- **Directions for this task**: Pull every line containing "that" out of the material below.

- **Data lines**:
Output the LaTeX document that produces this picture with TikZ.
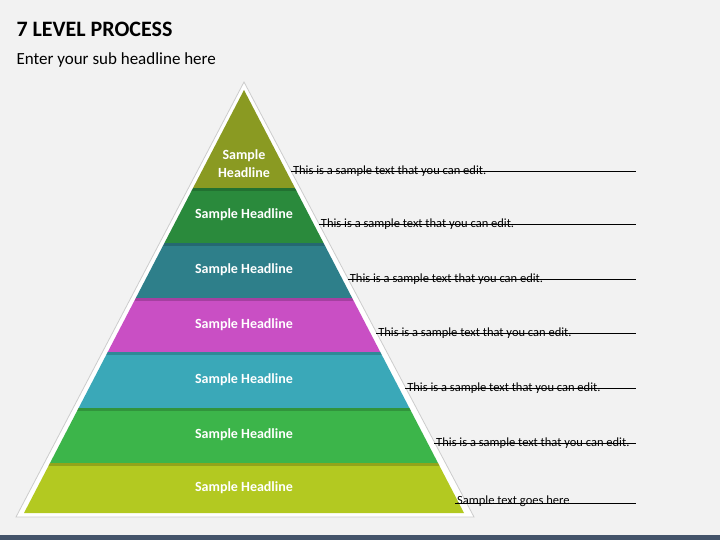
\documentclass[tikz,border=0pt]{standalone}
\usepackage{fontspec}
\setmainfont{Carlito}
\definecolor{bgcolor}{HTML}{F2F2F2}
\definecolor{barcolor}{HTML}{44546A}
\definecolor{levA}{HTML}{8A9A22}
\definecolor{levB}{HTML}{2A8A3C}
\definecolor{levC}{HTML}{2E7F8A}
\definecolor{levD}{HTML}{C94FC4}
\definecolor{levE}{HTML}{3AA8B8}
\definecolor{levF}{HTML}{3CB54A}
\definecolor{levG}{HTML}{B3C921}
\tikzset{
  headline/.style={text=white,font=\bfseries\fontsize{14}{18}\selectfont,align=center},
  sidetext/.style={anchor=south west,inner sep=1pt,font=\fontsize{12.5}{14}\selectfont},
  underline/.style={draw=black,line width=0.8pt}
}
\begin{document}
\begin{tikzpicture}[x=1pt,y=-1pt]
\fill[bgcolor] (0,0) rectangle (720,540);
\useasboundingbox (0,0) rectangle (720,540);
\fill[barcolor] (0,535) rectangle (720,540);
% titles
\node[anchor=west,font=\bfseries\fontsize{22}{26}\selectfont] (title) at (13,29) {7 LEVEL PROCESS};
\node[anchor=west,font=\fontsize{17}{20}\selectfont] (subtitle) at (13,60) {Enter your sub headline here};
% outer frame
\fill[white,draw=black!20,line width=0.8pt] (244,82) -- (474,517) -- (16,517) -- cycle;
% layers
\begin{scope}
\clip (244,90) -- (464,513) -- (24,513) -- cycle;
\foreach \c/\ya/\yb in {levA/80/188,levB/188/243,levC/243/298,levD/298/352,levE/352/408,levF/408/463,levG/463/520}{
  \fill[\c] (0,\ya) rectangle (720,\yb);
  \fill[black,opacity=0.18] (0,\ya) rectangle (720,\ya+3);
}
\end{scope}
% headlines
\node[headline] (headA) at (244,164) {Sample\\Headline};
\foreach \n/\y in {B/215,C/270,D/325,E/380,F/435,G/488}{
  \node[headline] (head\n) at (244,\y) {Sample Headline};
}
% side texts
\foreach \n/\y in {A/171,B/224,C/279,D/333,E/388,F/443}{
  \pgfmathsetmacro{\xs}{244+(\y-82)/435*229}
  \coordinate (start\n) at (\xs,\y);
  \coordinate (end\n) at (636,\y);
  \draw[underline] (start\n) -- (end\n);
  \node[sidetext] (text\n) at ([xshift=1pt,yshift=-7pt]start\n) {This is a sample text that you can edit.};
}
\coordinate (startG) at (455,503);
\coordinate (endG) at (636,503);
\draw[underline] (startG) -- (endG);
\node[sidetext] (textG) at ([xshift=1pt,yshift=-5pt]startG) {Sample text goes here};
\end{tikzpicture}
\end{document}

- **Answer to the problem**:
Output the LaTeX document that produces this picture with TikZ.
  \node[sidetext] (text\n) at ([xshift=1pt,yshift=-7pt]start\n) {This is a sample text that you can edit.};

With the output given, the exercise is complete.